Complément
Paris, octobre 2014.
Pas loin de 300 disques, c’était un sacré cadeau. Pas assez de place, beaucoup de doubles, l’occasion pour ces amis de transmettre à nos enfants bien plus qu’un patrimoine : un peu de matière pour nourrir leur amour déjà grand pour une musique à part, hors des sentiers battus. Ils ont beau être les produits standardisés d’un capitalisme culturel bien institué, les CD ont, comme les champignons qu’Anna Tsing suit à la trace dans son dernier livre, la capacité à prendre une valeur relationnelle. Celles et ceux qui nous les offrent y restent attachés. Chaque disque renforce le lien en même temps qu’il est lui-même « épaissi » par la relation qu’il alimente.
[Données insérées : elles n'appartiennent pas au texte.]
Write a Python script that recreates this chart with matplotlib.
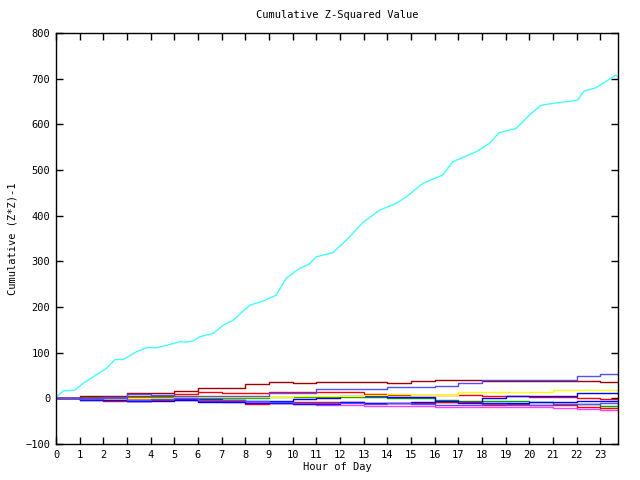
import numpy as np
import matplotlib
matplotlib.use("Agg")
import matplotlib.pyplot as plt

# cyan series (hour, cumulative value)
cyan_hours = [0.0, 0.03, 0.31, 0.8, 1.15, 1.57, 2.14, 2.49, 2.84, 3.4, 3.83, 4.25,
              4.81, 5.23, 5.51, 5.8, 6.08, 6.64, 7.06, 7.48, 8.19, 8.75, 9.31,
              9.73, 10.3, 10.7, 11.0, 11.7, 12.3, 12.97, 13.67, 14.37, 14.8,
              15.5, 16.34, 16.76, 17.75, 18.31, 18.73, 19.44, 20.0, 20.49,
              21.13, 22.04, 22.32, 22.81, 23.66, 23.75]
cyan_vals = [0, 3.5, 16.7, 18, 33, 47, 66, 85, 85, 102, 111, 111,
             118, 124, 123, 126, 135, 142, 160, 171, 204, 213, 226,
             263, 285, 294, 310, 319, 348, 385, 412, 427, 441,
             471, 489, 518, 540, 558, 582, 591, 620, 642,
             647, 653, 673, 680, 708, 706]

# the small series near zero, one value per hour (last point 23.75)
hours = list(range(24)) + [23.75]
darkred = [0, 5, 5, 11, 12, 16, 22, 22, 31, 36, 34, 35, 35, 35, 33, 38, 40, 40, 38, 37, 38, 38, 38, 36, 35]
lightblue = [0, 0, 3, 9, 7, 6, 6, 6, 5, 11, 11, 20, 20, 20, 25, 25, 28, 33, 40, 40, 40, 40, 48, 53, 52]
red1 = [0, -2, 2, 6, 6, 10, 14, 12, 12, 13, 13, 13, 13, 9, 8, 8, 7, 7, 6, 6, 3, 2, 0, -1, -2]
yellow = [0, -3, -2, 0, 0, 2, 2, 3, 3, 4, 5, 6, 6, 8, 9, 7, 7, 14, 14, 13, 13, 19, 19, 18, 18]
blue1 = [0, -3, -4, -5, -3, -2, -2, -4, -6, -5, -2, 0, 5, 6, 4, 2, -8, -9, 1, 5, 6, 6, 11, 11, 10]
green = [0, 2, 4, 2, 2, 0, 0, 0, 1, 3, 4, 4, 3, 3, 1, 0, -3, -5, -5, -6, -9, -13, -13, -16, -17]
magenta = [0, 0, -4, -2, -2, 0, -4, -7, -9, -10, -12, -14, -15, -16, -16, -17, -18, -19, -19, -20, -20, -22, -24, -25, -28]
red2 = [0, -2, -6, -5, -3, -4, -6, -6, -12, -10, -7, -8, -8, -10, -11, -10, -9, -9, -14, -13, -15, -14, -20, -22, -22]
blue2 = [0, -3, -3, -6, -6, -4, -9, -9, -10, -11, -13, -13, -9, -11, -11, -7, -6, -10, -10, -10, -9, -8, -5, -5, -5]
lightblue2 = [0, -2, 0, -3, -2, 0, -3, -4, -6, -8, -10, -11, -10, -12, -10, -12, -14, -15, -13, -14, -14, -12, -12, -11, -11]

small_series = [
    (red1, "#ff0000"),
    (green, "#00a000"),
    (blue1, "#0000ff"),
    (magenta, "#ff40ff"),
    (darkred, "#a00000"),
    (yellow, "#ffff00"),
    (lightblue, "#5050ff"),
    (red2, "#ff0000"),
    (blue2, "#0000ff"),
    (lightblue2, "#5050ff"),
]

plt.rcParams["font.family"] = "DejaVu Sans Mono"
plt.rcParams["font.size"] = 7.5

fig = plt.figure(figsize=(6.4, 4.8), dpi=100)
ax = fig.add_axes([0.0875, 0.075, 0.878, 0.856])

for vals, col in small_series:
    ax.plot(hours, vals, color=col, linewidth=1.0, drawstyle="steps-post")
ax.plot(cyan_hours, cyan_vals, color="#40ffff", linewidth=1.0)

ax.set_xlim(0, 23.75)
ax.set_ylim(-100, 800)
ax.set_xticks(range(24))
ax.set_yticks(range(-100, 801, 100))
ax.tick_params(direction="in", length=5, width=1, top=True, right=True,
               labelsize=7.5, pad=4)
for sp in ax.spines.values():
    sp.set_linewidth(1.0)

ax.set_title("Cumulative Z-Squared Value", fontsize=7.5, pad=11)
ax.set_xlabel("Hour of Day", fontsize=7.5, labelpad=2)
ax.set_ylabel("Cumulative (Z*Z)-1", fontsize=7.5, labelpad=6)

fig.savefig("out.png", dpi=100)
Parmi les albums, que nous découvrions avec ravissement carton après carton, certains avaient plus de valeur encore. Accompagnés d’un post-it au dos de leur pochette, ils portaient la trace d’une vie passée : celle de notre ami, autrefois animateur radio et journaliste pour des fanzines et des journaux devenus mythiques. Sur chacun des morceaux de papier, quelques mots et phrases succinctes, associés à une sélection de titres. Pas tant des guides pour notre écoute que des traces de la sienne, et les prémices sans doute des écrits qui, une fois développés, avaient équipé une autre forme de relation : celle qu’il entretenait avec ses lecteurs et ses auditeurs.